The cross of Venerable John O'Sullivan - likely to be the first Irish Jesuit saint - was also on display. However, the main goal of religious groups at the ploughing was to show their connection to rural life.

Pat Coyle, Director of Irish Jesuit Communications, said it's vital for the order to be present among the people.

"It's important to show that real religion is not something divorced from everyday life and made for a chapel only or a religious festival," she said.

"We've got a lot of batterings, and deservedly so, but there is a lot of really good work being done and it's good to recognise that," she said.

Fr Piaras Jackson - Director of Manresa Jesuit - said being present also helps people affirm their faith.

"I think it encourages people to recognise that it's okay to be religious and to express and explore their faith - even this stand in some way does something like that," he said. Seven other Jesuit organisations were situated in the marquee, including the Jesuits Refugee Centre and the Peter McVerry Trust.

The Jesuit group also revealed they are searching for two farmers - an arable farmer and a dairy farmer - to send to Zambia and the The Philippines as part of new projects to help locals learn farming skills.

"It's for up to a year and they will work with 300 young people who farm with buffalo. All expenses are paid," said Ms Coyle.

Rows away in a big retail tent, the Franciscan friars were handing out information on vocations.

Brother Pat Lynch has represented Vocations Ireland at the Ploughing Championships for the last seven years.

However, it's the first year the Franciscans have set up a stand.

"It's important to be in the market place, among the people, so this year we took out a stand in the retail section next to the whiskey stall," said Brother Lynch.

"They're promoting the spirit of alcohol and we're promoting a different spirit here," he laughed.

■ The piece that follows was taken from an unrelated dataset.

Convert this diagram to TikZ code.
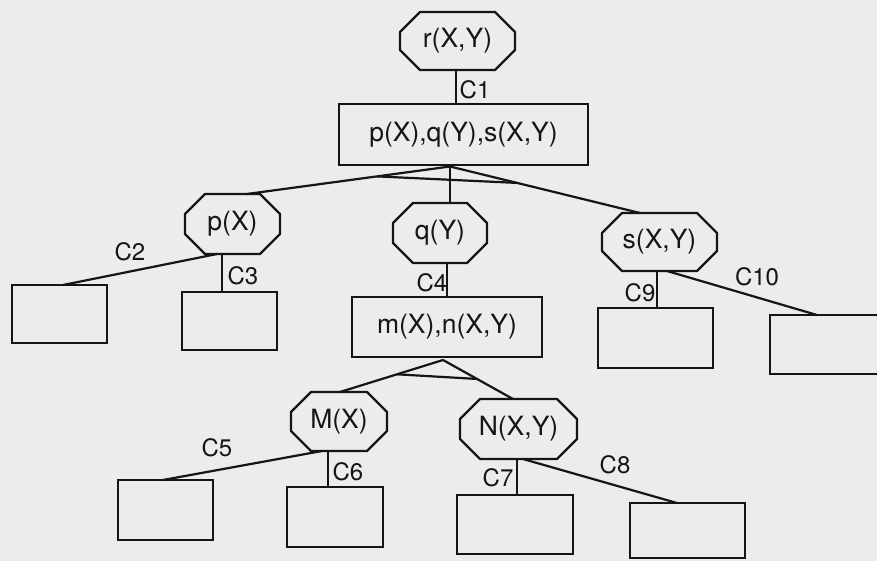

Over the years, Brother Lynch said a small number of festival-goers have expressed interest in entering religious life. "It's almost an anonymous place. It's non-threatening, not like formally sitting down and writing to an order, or making that phone call. People can come get the information and make up their mind afterwards," he said.

Sr Helen Fennell, from the Franciscan Missionaries of Mary, said people have reacted very positively to their stall.

"Pope Francis wants the world's religious to be so close to their communities that they are like shepherds living with the smell of the sheep, so we are definitely in the right place," she said.